Oui chaque fois que ces réunions prennent fin, que vous êtes tous sur les routes qui vous ramènent dans une autre vie, je pense et je m'interroge sur la troupe dont je rêve, sur les acteurs dont je rêve, et je me dis, est-ce que je n'ai pas oublié quelque chose? Est-ce que je n'ai pas oublié de leur dire quelque chose? Est-ce que je n'ai pas oublié d'écouter quelque chose? 

Est-ce que je n'ai pas oublié l'essentiel?

Est-ce que nous n'avons pas oublié d'évoquer tous ces désirs ensemble? Est-ce que nous n'avons pas oublié d'évoquer ensemble l'essence de notre propre vie, le sens de notre existence d'artistes?  

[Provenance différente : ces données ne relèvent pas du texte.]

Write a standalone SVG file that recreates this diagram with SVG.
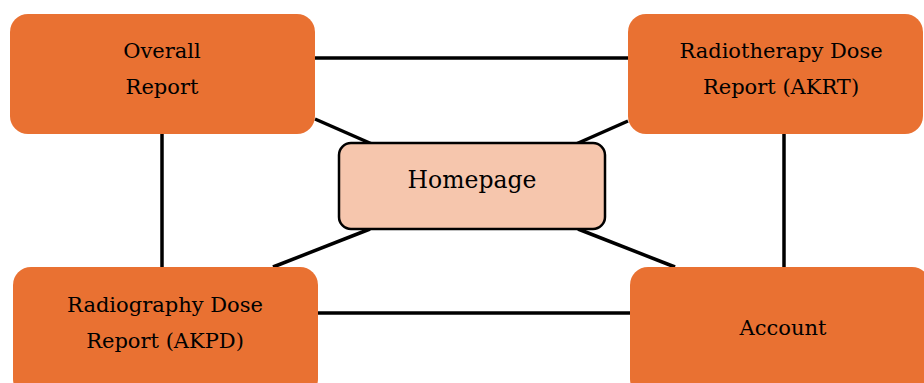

...et la troupe c'est vous, des êtres exceptionnels, c'est nous et c'est ce que nous voulons, et ce n'est pas une bande d'acteurs, derrière moi, qui me suit, mais une bande de fous, de voleurs de sens et de défricheurs, une bande de voyous, de sauvages, qui se battent avec les mots de la poésie parce qu'ils pensent qu'on ne doit pas vivre sans la poésie et qu'elle est plus importante que l'économie, parce que sinon, à quoi bon Conduite Intérieure si ses créations ne sont pas des volcans en éruption, ses spectacles une matière brûlante en fusion? 

Toutes ces espérances trouvent racine en vous, ne l'oublions jamais, mais faisons que notre nature étouffe les ennemis de la liberté d'exister. Être.